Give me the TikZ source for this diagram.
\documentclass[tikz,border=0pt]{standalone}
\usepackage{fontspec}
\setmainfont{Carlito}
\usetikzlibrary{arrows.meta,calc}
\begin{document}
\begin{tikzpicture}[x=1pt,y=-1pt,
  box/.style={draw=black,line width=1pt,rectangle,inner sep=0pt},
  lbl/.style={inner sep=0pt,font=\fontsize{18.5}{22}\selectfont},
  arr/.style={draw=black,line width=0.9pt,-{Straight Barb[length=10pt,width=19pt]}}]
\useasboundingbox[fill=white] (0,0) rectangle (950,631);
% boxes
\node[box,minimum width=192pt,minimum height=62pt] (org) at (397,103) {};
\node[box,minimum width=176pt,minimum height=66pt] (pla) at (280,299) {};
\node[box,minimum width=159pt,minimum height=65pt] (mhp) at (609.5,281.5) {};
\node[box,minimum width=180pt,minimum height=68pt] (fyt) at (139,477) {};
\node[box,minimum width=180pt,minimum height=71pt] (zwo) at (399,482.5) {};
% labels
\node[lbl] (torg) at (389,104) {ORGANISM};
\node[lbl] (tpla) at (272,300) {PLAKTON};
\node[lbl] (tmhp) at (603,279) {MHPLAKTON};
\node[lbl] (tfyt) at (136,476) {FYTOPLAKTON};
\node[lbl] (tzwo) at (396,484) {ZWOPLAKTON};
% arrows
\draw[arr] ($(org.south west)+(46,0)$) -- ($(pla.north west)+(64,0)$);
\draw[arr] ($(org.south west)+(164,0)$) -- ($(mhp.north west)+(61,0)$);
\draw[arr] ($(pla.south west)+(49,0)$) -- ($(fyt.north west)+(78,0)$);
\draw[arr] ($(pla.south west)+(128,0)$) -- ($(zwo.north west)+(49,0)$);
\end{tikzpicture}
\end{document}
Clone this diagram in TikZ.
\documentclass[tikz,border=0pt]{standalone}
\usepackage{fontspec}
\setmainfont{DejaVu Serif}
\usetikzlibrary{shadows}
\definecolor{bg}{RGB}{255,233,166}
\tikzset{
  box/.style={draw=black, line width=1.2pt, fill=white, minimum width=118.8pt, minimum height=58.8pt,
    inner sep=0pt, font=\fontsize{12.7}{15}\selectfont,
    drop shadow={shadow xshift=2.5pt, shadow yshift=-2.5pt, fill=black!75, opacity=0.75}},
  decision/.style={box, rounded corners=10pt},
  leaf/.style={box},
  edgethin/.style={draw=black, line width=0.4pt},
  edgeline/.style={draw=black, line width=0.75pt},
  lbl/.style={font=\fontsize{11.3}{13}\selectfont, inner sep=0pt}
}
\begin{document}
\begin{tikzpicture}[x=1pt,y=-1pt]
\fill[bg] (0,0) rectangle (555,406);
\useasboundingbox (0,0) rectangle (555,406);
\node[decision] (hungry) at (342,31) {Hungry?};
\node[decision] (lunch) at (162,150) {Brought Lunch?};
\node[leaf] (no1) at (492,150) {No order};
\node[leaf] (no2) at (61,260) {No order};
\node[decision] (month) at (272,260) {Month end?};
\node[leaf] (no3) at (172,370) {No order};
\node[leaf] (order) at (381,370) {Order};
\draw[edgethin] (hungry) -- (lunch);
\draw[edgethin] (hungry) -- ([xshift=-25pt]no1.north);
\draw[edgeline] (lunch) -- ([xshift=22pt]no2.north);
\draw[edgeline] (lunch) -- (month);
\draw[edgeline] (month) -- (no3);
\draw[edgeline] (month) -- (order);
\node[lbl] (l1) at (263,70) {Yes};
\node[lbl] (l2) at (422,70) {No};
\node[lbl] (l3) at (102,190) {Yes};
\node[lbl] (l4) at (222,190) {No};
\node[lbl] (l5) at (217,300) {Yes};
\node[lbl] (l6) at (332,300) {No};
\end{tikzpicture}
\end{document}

# # # # #

#### YOUR OBJECTIVE:
Repeat the whole listing exactly, keeping every line intact.

#### WRITTEN SOLUTION:
Give me the TikZ source for this diagram.
\documentclass[tikz,border=0pt]{standalone}
\usepackage{fontspec}
\setmainfont{Carlito}
\usetikzlibrary{arrows.meta,calc}
\begin{document}
\begin{tikzpicture}[x=1pt,y=-1pt,
  box/.style={draw=black,line width=1pt,rectangle,inner sep=0pt},
  lbl/.style={inner sep=0pt,font=\fontsize{18.5}{22}\selectfont},
  arr/.style={draw=black,line width=0.9pt,-{Straight Barb[length=10pt,width=19pt]}}]
\useasboundingbox[fill=white] (0,0) rectangle (950,631);
% boxes
\node[box,minimum width=192pt,minimum height=62pt] (org) at (397,103) {};
\node[box,minimum width=176pt,minimum height=66pt] (pla) at (280,299) {};
\node[box,minimum width=159pt,minimum height=65pt] (mhp) at (609.5,281.5) {};
\node[box,minimum width=180pt,minimum height=68pt] (fyt) at (139,477) {};
\node[box,minimum width=180pt,minimum height=71pt] (zwo) at (399,482.5) {};
% labels
\node[lbl] (torg) at (389,104) {ORGANISM};
\node[lbl] (tpla) at (272,300) {PLAKTON};
\node[lbl] (tmhp) at (603,279) {MHPLAKTON};
\node[lbl] (tfyt) at (136,476) {FYTOPLAKTON};
\node[lbl] (tzwo) at (396,484) {ZWOPLAKTON};
% arrows
\draw[arr] ($(org.south west)+(46,0)$) -- ($(pla.north west)+(64,0)$);
\draw[arr] ($(org.south west)+(164,0)$) -- ($(mhp.north west)+(61,0)$);
\draw[arr] ($(pla.south west)+(49,0)$) -- ($(fyt.north west)+(78,0)$);
\draw[arr] ($(pla.south west)+(128,0)$) -- ($(zwo.north west)+(49,0)$);
\end{tikzpicture}
\end{document}
Clone this diagram in TikZ.
\documentclass[tikz,border=0pt]{standalone}
\usepackage{fontspec}
\setmainfont{DejaVu Serif}
\usetikzlibrary{shadows}
\definecolor{bg}{RGB}{255,233,166}
\tikzset{
  box/.style={draw=black, line width=1.2pt, fill=white, minimum width=118.8pt, minimum height=58.8pt,
    inner sep=0pt, font=\fontsize{12.7}{15}\selectfont,
    drop shadow={shadow xshift=2.5pt, shadow yshift=-2.5pt, fill=black!75, opacity=0.75}},
  decision/.style={box, rounded corners=10pt},
  leaf/.style={box},
  edgethin/.style={draw=black, line width=0.4pt},
  edgeline/.style={draw=black, line width=0.75pt},
  lbl/.style={font=\fontsize{11.3}{13}\selectfont, inner sep=0pt}
}
\begin{document}
\begin{tikzpicture}[x=1pt,y=-1pt]
\fill[bg] (0,0) rectangle (555,406);
\useasboundingbox (0,0) rectangle (555,406);
\node[decision] (hungry) at (342,31) {Hungry?};
\node[decision] (lunch) at (162,150) {Brought Lunch?};
\node[leaf] (no1) at (492,150) {No order};
\node[leaf] (no2) at (61,260) {No order};
\node[decision] (month) at (272,260) {Month end?};
\node[leaf] (no3) at (172,370) {No order};
\node[leaf] (order) at (381,370) {Order};
\draw[edgethin] (hungry) -- (lunch);
\draw[edgethin] (hungry) -- ([xshift=-25pt]no1.north);
\draw[edgeline] (lunch) -- ([xshift=22pt]no2.north);
\draw[edgeline] (lunch) -- (month);
\draw[edgeline] (month) -- (no3);
\draw[edgeline] (month) -- (order);
\node[lbl] (l1) at (263,70) {Yes};
\node[lbl] (l2) at (422,70) {No};
\node[lbl] (l3) at (102,190) {Yes};
\node[lbl] (l4) at (222,190) {No};
\node[lbl] (l5) at (217,300) {Yes};
\node[lbl] (l6) at (332,300) {No};
\end{tikzpicture}
\end{document}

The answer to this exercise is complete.